Yes. Circuits that keep rest short land in the 4–6 MET range for many lifters. Heavy singles with long rest cost fewer calories per minute but build muscle. More muscle can raise daily energy burn slightly, which supports long-term weight goals.
What About Intervals?
Hard repeats spike METs, then recovery pulls them down. Total for the hour depends on how much of the clock you spend near the top. A simple mix—work segments that add up to 20 minutes near a high zone with easy riding or jogging between—often nets more calories than a steady cruise at a lower band.
Do Steps Match Calories?
Steps capture movement but miss intensity. Ten thousand gentle steps may land below one hour of brisk work. A shorter block at a strong pace can out-burn a long meander. Pair a step goal with one session that hits a moderate or vigorous band and you’ll see steadier results.
Safety And Smart Progress
New to training or coming back from a gap? Start in the light band and nudge duration first, then pace. Shoes that fit, a route with safe footing, and sessions that end with two easy minutes protect your next workout. Hydration and a small snack before long or hot sessions keep output steadier.
Medical conditions and medications change heart rate responses. If readings look odd or you feel off, ease back and book time with a clinician. The CDC summary on adult activity targets lays out weekly time goals and muscle-strengthening days; it’s a clear reference when you plan your week. See the adult activity overview for the current targets.
Quick Worksheets You Can Use Right Now
Pick Your Band
- Light: easy walk, gentle yoga, household tasks.
- Moderate: brisk walk, steady elliptical, easy ride.

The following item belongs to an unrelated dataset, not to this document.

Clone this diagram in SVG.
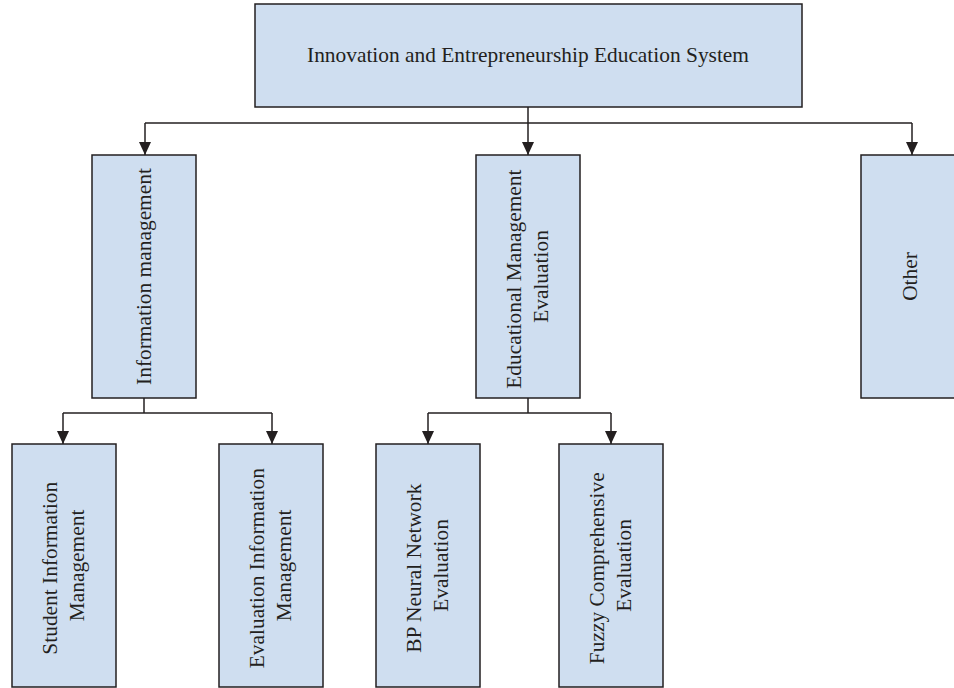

- Vigorous: jog, strong row, hard ride, lap swim.
Set A Number For Today
- Target minutes: 60.
- Band: pick one from the list above.
- Checkpoint at 30 minutes: adjust if breathing or form slips.
Log It Cleanly
- What you did, where, and the pace or feel.
- Any hills or headwinds.
- How you’ll tweak it next time.
Putting It All Together
Use METs for the estimate, then fine-tune with your own data. Track pace, heart rate, and repeats you can hold. Keep one easy day between hard days. If weight loss is the goal, pair training with a small, steady energy gap from food. Want a step-by-step walkthrough? Try our calorie deficit guide.
Sources And Method Notes
MET values and the calculation method align with long-standing references used in exercise testing and prescription. See the Compendium of Physical Activities for activity codes and METs, and the CDC intensity guide for plain-language bands and talk-test cues. The kcal/min equation (MET × 3.5 × kg ÷ 200) maps to common teaching in exercise physiology and matches university handouts and lab practice.